Task goal: Leave out the pictures, and return only the lines running from the one that contains "What D3.js code" to the one that contains "const plotLeft = 67, plotTop", both included, exactly as they appear.

Collected data entries
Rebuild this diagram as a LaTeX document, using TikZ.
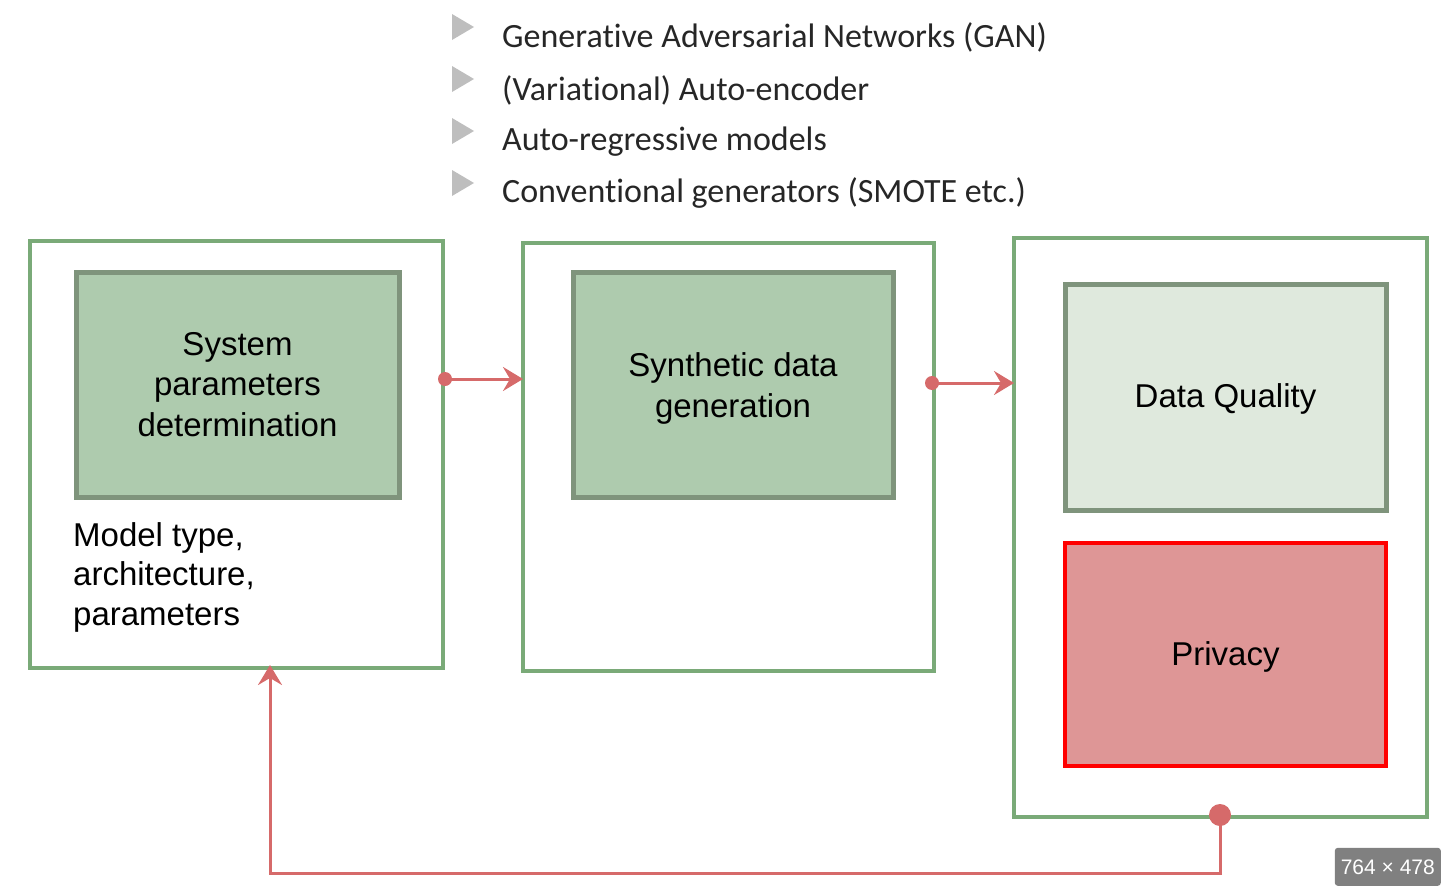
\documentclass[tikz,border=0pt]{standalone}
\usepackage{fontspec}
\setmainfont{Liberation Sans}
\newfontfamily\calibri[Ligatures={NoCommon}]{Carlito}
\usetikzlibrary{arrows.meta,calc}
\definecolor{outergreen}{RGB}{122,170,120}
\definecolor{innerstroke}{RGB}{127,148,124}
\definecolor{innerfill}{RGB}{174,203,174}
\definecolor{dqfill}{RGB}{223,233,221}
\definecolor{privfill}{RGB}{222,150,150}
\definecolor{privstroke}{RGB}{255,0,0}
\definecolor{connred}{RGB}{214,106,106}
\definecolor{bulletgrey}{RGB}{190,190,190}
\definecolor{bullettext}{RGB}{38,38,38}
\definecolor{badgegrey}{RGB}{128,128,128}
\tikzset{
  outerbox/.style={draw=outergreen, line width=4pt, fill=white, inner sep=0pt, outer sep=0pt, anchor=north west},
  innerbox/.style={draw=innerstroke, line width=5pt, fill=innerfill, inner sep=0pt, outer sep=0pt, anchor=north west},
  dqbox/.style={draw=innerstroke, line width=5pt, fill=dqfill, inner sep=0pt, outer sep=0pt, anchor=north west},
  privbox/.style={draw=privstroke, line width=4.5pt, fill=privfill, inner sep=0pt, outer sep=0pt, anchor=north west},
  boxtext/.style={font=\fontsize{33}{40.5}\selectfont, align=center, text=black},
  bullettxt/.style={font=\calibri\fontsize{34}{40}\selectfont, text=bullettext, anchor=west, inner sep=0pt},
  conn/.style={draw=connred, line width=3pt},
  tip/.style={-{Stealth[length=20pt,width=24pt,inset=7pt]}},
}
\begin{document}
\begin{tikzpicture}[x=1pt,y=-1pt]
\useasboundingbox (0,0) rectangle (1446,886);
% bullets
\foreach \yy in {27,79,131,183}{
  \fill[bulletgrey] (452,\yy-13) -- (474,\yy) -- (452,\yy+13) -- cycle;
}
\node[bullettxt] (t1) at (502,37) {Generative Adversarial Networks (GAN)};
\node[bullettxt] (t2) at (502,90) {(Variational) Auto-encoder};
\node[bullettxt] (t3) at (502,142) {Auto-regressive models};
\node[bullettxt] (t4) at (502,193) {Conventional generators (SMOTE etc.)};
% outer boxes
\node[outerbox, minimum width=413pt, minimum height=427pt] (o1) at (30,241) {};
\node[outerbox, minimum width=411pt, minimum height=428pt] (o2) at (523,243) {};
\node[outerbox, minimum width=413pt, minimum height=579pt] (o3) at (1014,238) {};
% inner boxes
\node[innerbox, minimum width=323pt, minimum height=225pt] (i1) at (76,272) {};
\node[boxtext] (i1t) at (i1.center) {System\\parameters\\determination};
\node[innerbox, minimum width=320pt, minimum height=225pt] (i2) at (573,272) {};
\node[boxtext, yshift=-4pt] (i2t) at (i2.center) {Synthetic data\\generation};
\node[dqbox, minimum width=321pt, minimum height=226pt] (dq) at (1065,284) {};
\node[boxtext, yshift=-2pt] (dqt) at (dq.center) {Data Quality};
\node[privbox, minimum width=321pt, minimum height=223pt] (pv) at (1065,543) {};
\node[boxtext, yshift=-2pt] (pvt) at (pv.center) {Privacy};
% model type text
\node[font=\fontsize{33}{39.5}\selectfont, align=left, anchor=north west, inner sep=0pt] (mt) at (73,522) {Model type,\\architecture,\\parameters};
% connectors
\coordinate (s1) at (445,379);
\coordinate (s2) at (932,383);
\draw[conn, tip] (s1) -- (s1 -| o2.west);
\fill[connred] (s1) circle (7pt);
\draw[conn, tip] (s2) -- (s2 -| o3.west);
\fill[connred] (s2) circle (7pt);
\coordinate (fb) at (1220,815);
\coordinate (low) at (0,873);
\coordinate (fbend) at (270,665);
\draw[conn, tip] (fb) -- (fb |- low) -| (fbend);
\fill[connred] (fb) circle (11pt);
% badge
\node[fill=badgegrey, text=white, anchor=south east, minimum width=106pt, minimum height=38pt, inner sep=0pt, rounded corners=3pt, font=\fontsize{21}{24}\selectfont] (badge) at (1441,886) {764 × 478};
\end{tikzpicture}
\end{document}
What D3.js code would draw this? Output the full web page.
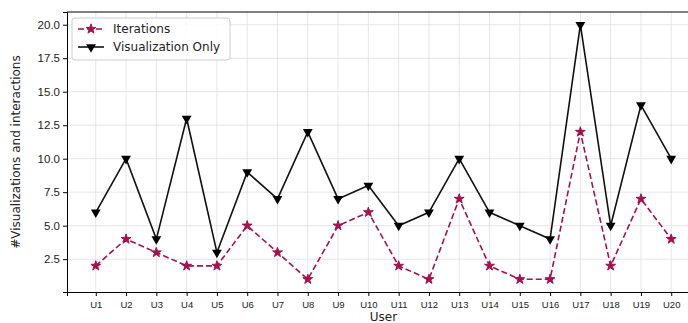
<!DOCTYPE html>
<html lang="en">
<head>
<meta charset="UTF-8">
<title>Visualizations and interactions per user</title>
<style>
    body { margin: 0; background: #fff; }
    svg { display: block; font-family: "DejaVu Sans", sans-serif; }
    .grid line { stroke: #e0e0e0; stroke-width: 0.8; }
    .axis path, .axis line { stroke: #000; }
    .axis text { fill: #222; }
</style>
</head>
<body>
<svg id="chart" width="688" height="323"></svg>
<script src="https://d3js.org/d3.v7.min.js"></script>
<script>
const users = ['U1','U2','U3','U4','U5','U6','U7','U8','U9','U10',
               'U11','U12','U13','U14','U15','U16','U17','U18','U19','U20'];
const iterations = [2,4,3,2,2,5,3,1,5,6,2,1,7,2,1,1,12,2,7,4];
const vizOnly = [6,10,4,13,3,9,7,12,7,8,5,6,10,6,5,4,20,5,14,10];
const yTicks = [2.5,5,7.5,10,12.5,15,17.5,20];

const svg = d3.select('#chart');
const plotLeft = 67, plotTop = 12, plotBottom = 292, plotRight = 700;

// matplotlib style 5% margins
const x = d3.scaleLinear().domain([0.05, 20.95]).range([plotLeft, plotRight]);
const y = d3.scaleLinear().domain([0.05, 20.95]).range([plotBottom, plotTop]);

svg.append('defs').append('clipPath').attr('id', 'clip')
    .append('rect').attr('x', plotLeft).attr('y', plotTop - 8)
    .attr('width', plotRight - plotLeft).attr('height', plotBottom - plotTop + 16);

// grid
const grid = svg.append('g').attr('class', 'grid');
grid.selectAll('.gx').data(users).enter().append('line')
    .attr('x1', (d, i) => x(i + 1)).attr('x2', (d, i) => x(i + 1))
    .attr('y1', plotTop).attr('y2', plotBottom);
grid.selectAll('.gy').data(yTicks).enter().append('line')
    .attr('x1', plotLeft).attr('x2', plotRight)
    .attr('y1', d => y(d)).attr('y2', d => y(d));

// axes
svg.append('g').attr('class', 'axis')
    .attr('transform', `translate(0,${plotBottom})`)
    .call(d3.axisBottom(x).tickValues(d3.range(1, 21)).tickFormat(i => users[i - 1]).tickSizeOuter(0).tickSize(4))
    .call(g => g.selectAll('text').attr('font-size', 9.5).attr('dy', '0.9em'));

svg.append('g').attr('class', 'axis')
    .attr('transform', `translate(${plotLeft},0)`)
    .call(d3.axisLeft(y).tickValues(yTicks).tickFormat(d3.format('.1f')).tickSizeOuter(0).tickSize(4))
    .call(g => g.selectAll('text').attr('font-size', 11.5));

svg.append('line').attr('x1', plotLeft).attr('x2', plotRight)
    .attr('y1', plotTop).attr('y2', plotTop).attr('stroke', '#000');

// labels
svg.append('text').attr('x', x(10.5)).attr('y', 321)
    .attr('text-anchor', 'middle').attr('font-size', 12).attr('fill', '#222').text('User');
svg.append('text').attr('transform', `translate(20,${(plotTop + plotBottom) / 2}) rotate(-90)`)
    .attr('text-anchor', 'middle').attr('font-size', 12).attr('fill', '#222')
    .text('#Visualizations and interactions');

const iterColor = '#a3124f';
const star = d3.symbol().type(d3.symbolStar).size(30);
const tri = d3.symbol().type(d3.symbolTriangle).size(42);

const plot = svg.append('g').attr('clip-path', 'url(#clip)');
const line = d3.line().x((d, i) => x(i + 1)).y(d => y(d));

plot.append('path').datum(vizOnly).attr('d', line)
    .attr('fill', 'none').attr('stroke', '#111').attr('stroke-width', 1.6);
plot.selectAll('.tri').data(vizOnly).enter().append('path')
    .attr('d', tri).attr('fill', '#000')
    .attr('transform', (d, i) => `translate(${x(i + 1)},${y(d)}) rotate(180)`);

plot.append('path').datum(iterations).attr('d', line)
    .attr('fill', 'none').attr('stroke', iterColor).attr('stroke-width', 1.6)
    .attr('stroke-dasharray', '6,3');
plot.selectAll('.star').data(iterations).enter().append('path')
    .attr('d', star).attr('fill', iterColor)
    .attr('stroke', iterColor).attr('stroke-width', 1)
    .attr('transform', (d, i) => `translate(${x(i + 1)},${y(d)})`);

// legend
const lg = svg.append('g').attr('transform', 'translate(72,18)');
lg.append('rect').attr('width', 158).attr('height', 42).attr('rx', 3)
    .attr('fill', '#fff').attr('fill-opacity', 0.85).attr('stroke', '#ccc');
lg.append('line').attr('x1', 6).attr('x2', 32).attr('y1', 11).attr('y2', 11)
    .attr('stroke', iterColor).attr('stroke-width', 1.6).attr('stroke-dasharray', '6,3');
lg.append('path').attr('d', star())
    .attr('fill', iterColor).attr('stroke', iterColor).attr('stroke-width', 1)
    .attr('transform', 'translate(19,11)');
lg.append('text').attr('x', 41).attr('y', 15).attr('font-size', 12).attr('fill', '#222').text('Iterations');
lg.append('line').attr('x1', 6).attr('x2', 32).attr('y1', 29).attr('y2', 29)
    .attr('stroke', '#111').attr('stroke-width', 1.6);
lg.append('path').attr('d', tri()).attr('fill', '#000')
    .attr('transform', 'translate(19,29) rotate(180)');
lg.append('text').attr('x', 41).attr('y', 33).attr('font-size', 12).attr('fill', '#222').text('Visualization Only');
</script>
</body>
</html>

Task result:
What D3.js code would draw this? Output the full web page.
<!DOCTYPE html>
<html lang="en">
<head>
<meta charset="UTF-8">
<title>Visualizations and interactions per user</title>
<style>
    body { margin: 0; background: #fff; }
    svg { display: block; font-family: "DejaVu Sans", sans-serif; }
    .grid line { stroke: #e0e0e0; stroke-width: 0.8; }
    .axis path, .axis line { stroke: #000; }
    .axis text { fill: #222; }
</style>
</head>
<body>
<svg id="chart" width="688" height="323"></svg>
<script src="https://d3js.org/d3.v7.min.js"></script>
<script>
const users = ['U1','U2','U3','U4','U5','U6','U7','U8','U9','U10',
               'U11','U12','U13','U14','U15','U16','U17','U18','U19','U20'];
const iterations = [2,4,3,2,2,5,3,1,5,6,2,1,7,2,1,1,12,2,7,4];
const vizOnly = [6,10,4,13,3,9,7,12,7,8,5,6,10,6,5,4,20,5,14,10];
const yTicks = [2.5,5,7.5,10,12.5,15,17.5,20];

const svg = d3.select('#chart');
const plotLeft = 67, plotTop = 12, plotBottom = 292, plotRight = 700;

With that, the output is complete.